This resource was developed as part of Linking Family History and World History by Linda Pomerantz.
Sara was born in 1889. She had two younger brothers, Abraham and Jacob (Jack), and one half brother, Sam. Sara’s father had been a miller who had a shop in the market or “bazaar” in Monastir. When Sara was six years old, her father was killed in a fire at his shop. According to one account, the fire was caused by a business rival, who threw a firebomb or grenade into the shop.
Sara’s mother was left a widow with three children and no means of support. She supported her children by selling off items inherited from her husband, but when she ran out of resources, she married a widower who had six children of his own. Under the custom of the Monastir Jews at that time, a widow with no means of support was obligated to accept any marriage offer so as to not pose an undue burden on the community’s charitable resources. But her husband was not obligated to support her children. The youngest son, Jack, stayed with his mother and new step-father, but Abe was apprenticed out, and Sara was “leased” to a wealthy family to care for their baby. She lived with this family six days of the week, returning home only on the Sabbath. According to Aaron Sarfaty, Sara told him that she was never given a bath at this family’s home, and frequently arrived at her mother’s home on Friday nights filthy and with lice. The first thing done every Friday evening was to bathe and clean her. During Sara’s oral interview with Linda Pomerantz in 1974, tears coursed down her cheeks as she recalled how as a child she missed her mother so greatly. Of course, she did not attend school and never learned to read or write.

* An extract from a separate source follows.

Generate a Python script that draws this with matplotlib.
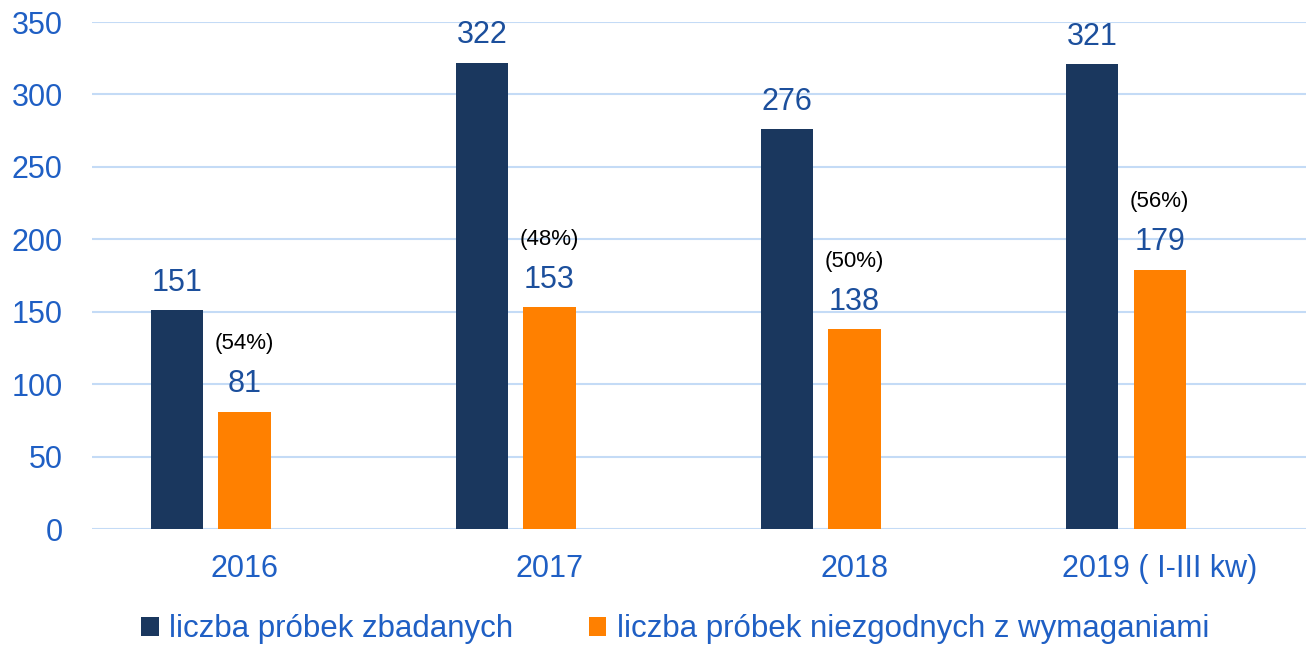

According to her account, she was late in reaching puberty. When she finally began menstruating at the age of sixteen, her family immediately arranged for her marriage to Jacob Sarfaty. Thus she was a bride at sixteen and a mother at seventeen when her eldest son, Morris, was born in 1906. However, she was forced to give Morris away for adoption to her brother-in-law Mercado. A second son Eli died of diphtheria as an infant, and her third child, Clara, was born in 1911.
In 1913 she emigrated to the United States, living first in Rochester with her brother Abe and his family, and then moving to New York City when her husband found work at the National Biscuit Company. Their early years in the United States were difficult. They were poor, and she did piece work in the garment industry in addition to working hard to feed and clothe her large family. She had nine children, two of whom died of diphtheria. They lived on Allen Street, then Norfolk Street, on the Lower East Side, and around 1929 or 1930 moved to 1129 Fox Street, where she lived until the early 1960’s.
She was an excellent homemaker and a fine Sephardic cook. Her grandchildren loved to visit her and watch her make phyllo dough by hand, stretching the dough until it covered the large table that dominated the dining room (which was the main room in the apartment) at 1129 Fox Street. She made “buyikos,” “pasteles,” “yaprakis,” “baklava,” and delicious matzo balls for Passover.
Jacob died in 1957 after being struck by a car in the Bronx. In the 1960’s, she moved to Brooklyn and lived with her son Morris in a semi-detached house upstairs from her youngest son Aaron and his family. In her later years she became blind and lived her last years at the Sephardic Home for the Elderly in Brooklyn. She passed away in 1978. Her surviving children and her grandchildren remember her with great affection.
Reflective Questions
- How did Sara’s early experiences compare with those of the women in the family you are studying?
- In what ways did her gender influence Sara’s life?
- How was Sara’s life similar or different to those of other immigrant women you have read about?